> [MATERIAL]:
*-*-*
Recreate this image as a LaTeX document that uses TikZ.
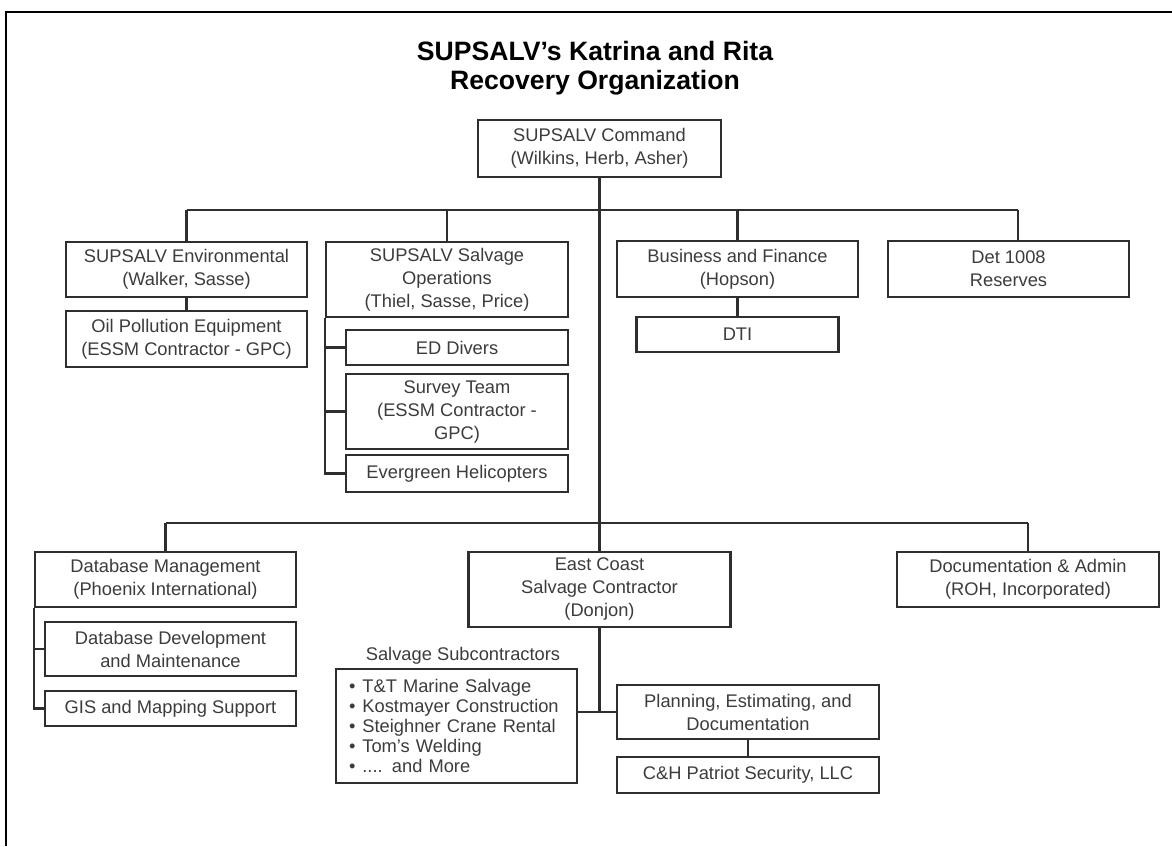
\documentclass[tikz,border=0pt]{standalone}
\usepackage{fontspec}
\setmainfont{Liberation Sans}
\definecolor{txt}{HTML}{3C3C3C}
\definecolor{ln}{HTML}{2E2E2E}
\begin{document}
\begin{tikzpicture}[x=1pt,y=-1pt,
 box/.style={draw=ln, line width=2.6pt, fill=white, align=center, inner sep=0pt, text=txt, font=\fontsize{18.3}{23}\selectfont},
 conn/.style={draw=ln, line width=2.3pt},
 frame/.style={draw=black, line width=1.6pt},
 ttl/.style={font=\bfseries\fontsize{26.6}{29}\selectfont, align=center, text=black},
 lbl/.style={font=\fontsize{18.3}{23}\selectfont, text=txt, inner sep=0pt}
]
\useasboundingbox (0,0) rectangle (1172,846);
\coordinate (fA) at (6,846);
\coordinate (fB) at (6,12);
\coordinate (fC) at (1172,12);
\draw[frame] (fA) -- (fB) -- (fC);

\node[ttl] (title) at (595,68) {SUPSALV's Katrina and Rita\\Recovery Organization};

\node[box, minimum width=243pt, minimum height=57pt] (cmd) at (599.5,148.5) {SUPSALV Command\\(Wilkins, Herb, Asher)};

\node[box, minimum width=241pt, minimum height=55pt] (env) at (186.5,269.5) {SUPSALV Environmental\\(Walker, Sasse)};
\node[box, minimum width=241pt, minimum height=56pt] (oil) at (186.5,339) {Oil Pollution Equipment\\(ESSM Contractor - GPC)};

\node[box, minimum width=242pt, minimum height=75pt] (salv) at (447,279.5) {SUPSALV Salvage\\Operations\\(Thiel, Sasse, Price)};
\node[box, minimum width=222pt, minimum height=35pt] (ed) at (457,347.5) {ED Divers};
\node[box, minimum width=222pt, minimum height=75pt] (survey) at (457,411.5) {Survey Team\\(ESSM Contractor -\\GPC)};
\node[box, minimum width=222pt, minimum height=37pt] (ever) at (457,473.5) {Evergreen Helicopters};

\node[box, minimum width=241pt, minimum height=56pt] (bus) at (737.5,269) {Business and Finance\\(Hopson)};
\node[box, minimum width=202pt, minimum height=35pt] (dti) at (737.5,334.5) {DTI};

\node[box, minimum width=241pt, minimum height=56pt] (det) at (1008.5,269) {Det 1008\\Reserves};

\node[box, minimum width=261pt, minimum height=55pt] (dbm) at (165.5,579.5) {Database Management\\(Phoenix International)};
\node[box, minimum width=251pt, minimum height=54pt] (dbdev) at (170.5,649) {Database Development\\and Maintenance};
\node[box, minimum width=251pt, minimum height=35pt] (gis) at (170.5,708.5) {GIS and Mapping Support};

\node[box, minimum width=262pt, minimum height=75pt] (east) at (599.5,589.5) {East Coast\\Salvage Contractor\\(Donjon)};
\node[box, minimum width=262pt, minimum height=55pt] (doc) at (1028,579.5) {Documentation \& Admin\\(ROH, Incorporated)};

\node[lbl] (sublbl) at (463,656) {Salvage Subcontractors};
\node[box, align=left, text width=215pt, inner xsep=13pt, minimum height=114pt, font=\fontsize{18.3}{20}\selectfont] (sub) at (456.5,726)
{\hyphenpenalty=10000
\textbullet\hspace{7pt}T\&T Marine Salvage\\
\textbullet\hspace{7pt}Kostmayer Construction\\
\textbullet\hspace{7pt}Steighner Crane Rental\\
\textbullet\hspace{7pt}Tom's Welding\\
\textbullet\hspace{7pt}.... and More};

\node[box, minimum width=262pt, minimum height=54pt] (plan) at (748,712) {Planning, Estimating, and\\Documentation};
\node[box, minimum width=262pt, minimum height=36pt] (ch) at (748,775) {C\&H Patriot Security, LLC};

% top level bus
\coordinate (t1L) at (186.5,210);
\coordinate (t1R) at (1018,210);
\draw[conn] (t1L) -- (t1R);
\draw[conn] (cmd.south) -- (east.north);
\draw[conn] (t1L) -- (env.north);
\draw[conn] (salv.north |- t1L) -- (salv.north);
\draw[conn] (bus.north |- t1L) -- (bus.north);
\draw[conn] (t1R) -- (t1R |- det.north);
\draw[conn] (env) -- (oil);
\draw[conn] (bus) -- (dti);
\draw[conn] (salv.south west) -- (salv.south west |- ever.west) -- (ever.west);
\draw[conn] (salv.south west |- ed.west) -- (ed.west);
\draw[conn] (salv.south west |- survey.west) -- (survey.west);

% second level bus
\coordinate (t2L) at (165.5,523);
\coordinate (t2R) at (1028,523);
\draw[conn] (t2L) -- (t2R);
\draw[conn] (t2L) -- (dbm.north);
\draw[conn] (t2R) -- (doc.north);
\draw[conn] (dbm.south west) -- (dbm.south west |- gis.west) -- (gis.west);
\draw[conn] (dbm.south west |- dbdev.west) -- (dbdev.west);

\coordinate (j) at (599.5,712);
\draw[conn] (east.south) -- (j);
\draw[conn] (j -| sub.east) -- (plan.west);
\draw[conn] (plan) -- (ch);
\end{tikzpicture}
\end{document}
*-*-*
> [WHAT TO WORK ON]:
Output the data above without changes, apart from leaving out the pictures.

> [SOLUTION FOR THIS PROBLEM]:
Recreate this image as a LaTeX document that uses TikZ.
\documentclass[tikz,border=0pt]{standalone}
\usepackage{fontspec}
\setmainfont{Liberation Sans}
\definecolor{txt}{HTML}{3C3C3C}
\definecolor{ln}{HTML}{2E2E2E}
\begin{document}
\begin{tikzpicture}[x=1pt,y=-1pt,
 box/.style={draw=ln, line width=2.6pt, fill=white, align=center, inner sep=0pt, text=txt, font=\fontsize{18.3}{23}\selectfont},
 conn/.style={draw=ln, line width=2.3pt},
 frame/.style={draw=black, line width=1.6pt},
 ttl/.style={font=\bfseries\fontsize{26.6}{29}\selectfont, align=center, text=black},
 lbl/.style={font=\fontsize{18.3}{23}\selectfont, text=txt, inner sep=0pt}
]
\useasboundingbox (0,0) rectangle (1172,846);
\coordinate (fA) at (6,846);
\coordinate (fB) at (6,12);
\coordinate (fC) at (1172,12);
\draw[frame] (fA) -- (fB) -- (fC);

\node[ttl] (title) at (595,68) {SUPSALV's Katrina and Rita\\Recovery Organization};

\node[box, minimum width=243pt, minimum height=57pt] (cmd) at (599.5,148.5) {SUPSALV Command\\(Wilkins, Herb, Asher)};

\node[box, minimum width=241pt, minimum height=55pt] (env) at (186.5,269.5) {SUPSALV Environmental\\(Walker, Sasse)};
\node[box, minimum width=241pt, minimum height=56pt] (oil) at (186.5,339) {Oil Pollution Equipment\\(ESSM Contractor - GPC)};

\node[box, minimum width=242pt, minimum height=75pt] (salv) at (447,279.5) {SUPSALV Salvage\\Operations\\(Thiel, Sasse, Price)};
\node[box, minimum width=222pt, minimum height=35pt] (ed) at (457,347.5) {ED Divers};
\node[box, minimum width=222pt, minimum height=75pt] (survey) at (457,411.5) {Survey Team\\(ESSM Contractor -\\GPC)};
\node[box, minimum width=222pt, minimum height=37pt] (ever) at (457,473.5) {Evergreen Helicopters};

\node[box, minimum width=241pt, minimum height=56pt] (bus) at (737.5,269) {Business and Finance\\(Hopson)};
\node[box, minimum width=202pt, minimum height=35pt] (dti) at (737.5,334.5) {DTI};

\node[box, minimum width=241pt, minimum height=56pt] (det) at (1008.5,269) {Det 1008\\Reserves};

\node[box, minimum width=261pt, minimum height=55pt] (dbm) at (165.5,579.5) {Database Management\\(Phoenix International)};
\node[box, minimum width=251pt, minimum height=54pt] (dbdev) at (170.5,649) {Database Development\\and Maintenance};
\node[box, minimum width=251pt, minimum height=35pt] (gis) at (170.5,708.5) {GIS and Mapping Support};

\node[box, minimum width=262pt, minimum height=75pt] (east) at (599.5,589.5) {East Coast\\Salvage Contractor\\(Donjon)};
\node[box, minimum width=262pt, minimum height=55pt] (doc) at (1028,579.5) {Documentation \& Admin\\(ROH, Incorporated)};

\node[lbl] (sublbl) at (463,656) {Salvage Subcontractors};
\node[box, align=left, text width=215pt, inner xsep=13pt, minimum height=114pt, font=\fontsize{18.3}{20}\selectfont] (sub) at (456.5,726)
{\hyphenpenalty=10000
\textbullet\hspace{7pt}T\&T Marine Salvage\\
\textbullet\hspace{7pt}Kostmayer Construction\\
\textbullet\hspace{7pt}Steighner Crane Rental\\
\textbullet\hspace{7pt}Tom's Welding\\
\textbullet\hspace{7pt}.... and More};

\node[box, minimum width=262pt, minimum height=54pt] (plan) at (748,712) {Planning, Estimating, and\\Documentation};
\node[box, minimum width=262pt, minimum height=36pt] (ch) at (748,775) {C\&H Patriot Security, LLC};

% top level bus
\coordinate (t1L) at (186.5,210);
\coordinate (t1R) at (1018,210);
\draw[conn] (t1L) -- (t1R);
\draw[conn] (cmd.south) -- (east.north);
\draw[conn] (t1L) -- (env.north);
\draw[conn] (salv.north |- t1L) -- (salv.north);
\draw[conn] (bus.north |- t1L) -- (bus.north);
\draw[conn] (t1R) -- (t1R |- det.north);
\draw[conn] (env) -- (oil);
\draw[conn] (bus) -- (dti);
\draw[conn] (salv.south west) -- (salv.south west |- ever.west) -- (ever.west);
\draw[conn] (salv.south west |- ed.west) -- (ed.west);
\draw[conn] (salv.south west |- survey.west) -- (survey.west);

% second level bus
\coordinate (t2L) at (165.5,523);
\coordinate (t2R) at (1028,523);
\draw[conn] (t2L) -- (t2R);
\draw[conn] (t2L) -- (dbm.north);
\draw[conn] (t2R) -- (doc.north);
\draw[conn] (dbm.south west) -- (dbm.south west |- gis.west) -- (gis.west);
\draw[conn] (dbm.south west |- dbdev.west) -- (dbdev.west);

\coordinate (j) at (599.5,712);
\draw[conn] (east.south) -- (j);
\draw[conn] (j -| sub.east) -- (plan.west);
\draw[conn] (plan) -- (ch);
\end{tikzpicture}
\end{document}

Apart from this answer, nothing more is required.